In 2003, ŌZN and Sony Vice-President Colin Greene's God's Witness, long on many of the industry's "favorite un-sold spec scripts" lists, was finally made as I Witness, starring Jeff Daniels, James Spader and Portia de Rossi, for which the writing team received the 2003 Method Fest Best Screenplay Award. Universal released the film in the U.S. and Canada in 2007 and HBO released it internationally.

ŌZN took a break from arts and entertainment projects to raise his children between 2003 through 2008, when he worked as the UK and French field producer (credited as Associate Producer) on the production team of "Turned Towards the Sun," a UK documentary about the British aristocrat, war hero, London Times correspondent, author and out bisexual Micky Burn. The film premiered at the British Film Institute in London in October 2012 to excellent reviews, earning director Greg Olliver a Grierson Award nomination.

ŌZN then wrote a feature for the Sy Fy Channel (credited as Robert Wescott), "Earth's Final Hours," which was produced in 2011 by Cinetel and aired in 2012.

In 2015 he served as executive producer, along with Julian Lennon of BAFTA Board member Julia Verdin's film short "Lost Girls," which won awards at the 2016 Los Angeles Independent Film Festival and IndieFEST.

===Live Performances===
In 2023 After a 30-plus years hiatus from live performing, ŌZN starred - along with 80s artists Gina Schock of the Go Gos, Josie Cotton and Romeo Void in an 80s music stars series alongside the 80s cover band The Reflexx in Huntington Beach, California. ŌZN was introduced by celebrity TV host and DJ [Richard Blade]].

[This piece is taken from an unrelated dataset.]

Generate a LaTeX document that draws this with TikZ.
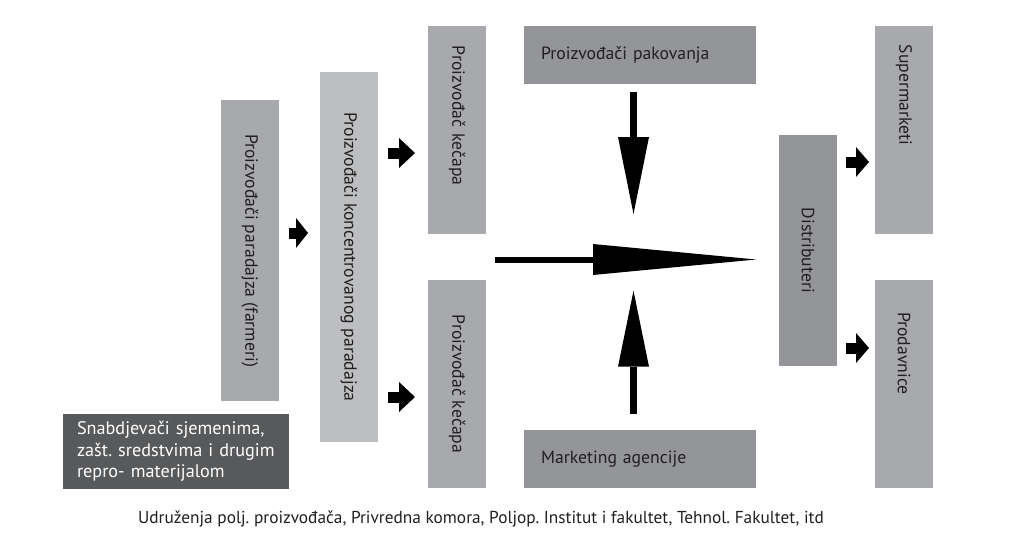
\documentclass[tikz,border=0pt]{standalone}
\usepackage{fontspec}
\setmainfont{PT Sans}
\usetikzlibrary{arrows.meta}
\frenchspacing

% Process greys
\definecolor{gThirty}{HTML}{BCBEC0}
\definecolor{gForty}{HTML}{A7A9AC}
\definecolor{gFifty}{HTML}{939598}
\definecolor{gEighty}{HTML}{58595B}
\definecolor{ink}{HTML}{231F20}

\newcommand\lblfont{\fontsize{17.7}{21.5}\selectfont}
\newcommand\supfont{\fontsize{18.2}{21.5}\selectfont}
\newcommand\footfont{\fontsize{17.3}{19}\selectfont}

\tikzset{
  box/.style={rectangle, inner sep=0pt, font=\lblfont, text=ink},
  vbox/.style={box, rotate=-90},
  hbox/.style={box, minimum width=232pt, minimum height=58pt,
               inner xsep=17pt, text width=198pt, align=left},
  smallarrow/.style={draw=black, line width=11pt,
    -{Triangle[length=16pt 0 0, width=30pt 0 0, line width=0pt 0 0]}},
  bigarrow/.style={draw=black, line width=6.5pt,
    -{Triangle[length=#1 0 0, width=31pt 0 0, line width=0pt 0 0]}},
}

\begin{document}
\begin{tikzpicture}[x=1pt, y=-1pt]
\path[use as bounding box, fill=white] (0,0) rectangle (1028,551);

% supply chain stages
\node[vbox, fill=gForty, minimum width=301pt, minimum height=58pt]
  (farm) at (250,250.5) {Proizvođači paradajza (farmeri)};
\node[vbox, fill=gThirty, minimum width=370pt, minimum height=58pt]
  (conc) at (349,257) {Proizvođači koncentrovanog paradajza};
\node[vbox, fill=gForty, minimum width=208pt, minimum height=58pt,
      inner xsep=20pt, text width=168pt, align=left]
  (ketchupA) at (457,130) {Proizvođač kečapa};
\node[vbox, fill=gForty, minimum width=208pt, minimum height=58pt]
  (ketchupB) at (457,384) {Proizvođač kečapa};
\node[hbox, fill=gFifty] (pack) at (640,55) {Proizvođači pakovanja};
\node[hbox, fill=gFifty] (mkt) at (640,459) {Marketing agencije};
\node[vbox, fill=gFifty, minimum width=231pt, minimum height=58pt]
  (dist) at (808,250.5) {Distributeri};
\node[vbox, fill=gForty, minimum width=208pt, minimum height=58pt,
      inner xsep=19pt, text width=170pt, align=left]
  (super) at (904,130) {Supermarketi};
\node[vbox, fill=gForty, minimum width=208pt, minimum height=58pt,
      inner xsep=32pt, text width=144pt, align=left]
  (shops) at (904,384) {Prodavnice};
\node[box, fill=gEighty, text=white, font=\supfont, minimum width=226pt,
      minimum height=75pt, inner xsep=14pt, text width=198pt, align=left]
  (supply) at (176,451.5) {Snabdjevači sjemenima,\\zašt.~sredstvima~i~drugim\\repro- materijalom};

\node[font=\footfont, text=ink, inner sep=0pt] (assoc) at (481,519)
  {Udruženja polj. proizvođača, Privredna komora, Poljop. Institut i fakultet, Tehnol. Fakultet, itd};

% small block arrows between stages
\coordinate (fA) at (288.5,233);  \coordinate (fB) at (308,233);
\coordinate (kA1) at (388,153);   \coordinate (kB1) at (415,153);
\coordinate (kA2) at (388,397);   \coordinate (kB2) at (415,397);
\coordinate (dA1) at (846,162);   \coordinate (dB1) at (869,162);
\coordinate (dA2) at (846,348);   \coordinate (dB2) at (869,348);
\draw[smallarrow, -{Triangle[length=12pt 0 0, width=30pt 0 0, line width=0pt 0 0]}] (fA) -- (fB);
\draw[smallarrow] (kA1) -- (kB1);
\draw[smallarrow] (kA2) -- (kB2);
\draw[smallarrow, -{Triangle[length=13pt 0 0, width=30pt 0 0, line width=0pt 0 0]}] (dA1) -- (dB1);
\draw[smallarrow, -{Triangle[length=13pt 0 0, width=30pt 0 0, line width=0pt 0 0]}] (dA2) -- (dB2);

% large arrows into the distribution stage
\coordinate (packTail) at (633.5,91.7);  \coordinate (packTip) at (633.5,214);
\coordinate (mktTail) at (633.5,414);    \coordinate (mktTip) at (633.5,290.7);
\coordinate (mainTail) at (495,259.5);   \coordinate (mainTip) at (756,259.5);
\draw[bigarrow=77pt] (packTail) -- (packTip);
\draw[bigarrow=76pt] (mktTail) -- (mktTip);
\draw[bigarrow=163pt, line width=6pt] (mainTail) -- (mainTip);
\end{tikzpicture}
\end{document}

ŌZN performed the world premiere of a new track "We Are the People" at a No Kings event held in Auditorium Shores in Austin, Texas, for 30,000 people.

==Awards and honors==

- Alternative Music Hall of Fame Masterpiece Single Award for EBN-OZN's "AEIOU Sometimes Y" (Class of 2024 Inductee)
- Judge: Writers Guild of America Awards (longform) 2006, 2005, 2004
- LA Times Video Top 10 of the Year for EBN-OZN's "AEIOU Sometimes Y"
- Method Fest 2003 Best Screenplay for "I Witness"
- IFP Emerging Narrative Voices (Independent Feature Project) Screenplay (unproduced) 2002: Deadbeats
- City of West Hollywood's "Celebrate Bisexuality Day" September 23, 2017, Proclamation Awarded to Robert Ozn on Behalf of the Los Angeles Bi Task Force.